I had the privilege of serving as worship assistant this morning for a moving Palm Sunday service led by our intern minister Cecilia Owen. We collaborated on some of the readings. We would start with the traditional reading about Jesus entering Jerusalem on a donkey. Then I added a reading from Unitarian "prophet" and abolitionist Theodore Parker. The rest was all Cecilia, who turned it into a meaningful and challenging call to social justice.
What made it real and challenging was our guest Romona Taylor Williams, who leads a local non-profit working on the challenges that face low income people and especially people of color in our North St. Louis neighborhoods. Bridging the economic and racial divide between those north of Delmar and those south became the topic that energized the service and made it real.
Romona spoke of the crumbling housing stock, the homelessness, the unemployment and, perhaps most disturbing, the gun violence that plagues too many of our neighborhoods. How can we sit in our beautiful and comfortable sanctuary, sing our lovely hymns and talk about our favorite European trips while just a few blocks away young people are dying in the streets? Romona's neighbor and dear friend is at this moment still grieving the loss of her 18-year-old grandson who was gunned down in her street last Thursday.
Parker knew something about having the courage of his convictions, having once earned the reputation of the most hated man in America in the mid-19th Century for his strong stand against the scourge of slavery. And the wakeup call for a comfortable professional-class America is still ringing.
I fear I may not have the strength to answer the call.
We say we believe in the worth and dignity of every person. Easy to say. Harder to do. Especially when those who desperately need social justice are so often out of sight, out of mind. And when the needs come and find us, and look us in the eye, how many of us—myself included—find ourselves looking away, unable to look injustice in the face.
Will we have the strength and courage of our convictions?
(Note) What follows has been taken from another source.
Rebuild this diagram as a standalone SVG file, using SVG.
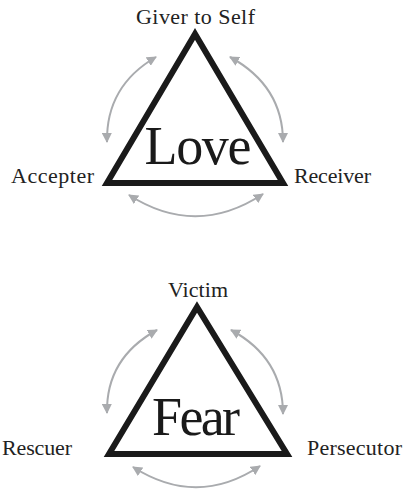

Or will we shrink away to the comfort of our sanctuary, sipping from our cups and saucers and contemplating T.S. Eliot?
I'll leave you with the words of Theodore Parker, who in 1852 proclaimed that our faith must be one of "higher, moral courage, which can look danger and death in the face unawed and undismayed; the courage that can encounter loss of ease, of wealth, of friends, of your own good name; the courage that can face a world full of howling and of scorn,—ay, of loathing and of hate; can see all these with a smile, and, suffering it all, can still toil on, conscious of the result, yet fearless still.... The courage that dares resist evil, popular, powerful, anointed evil, yet does it with good, and knows it shall thereby overcome."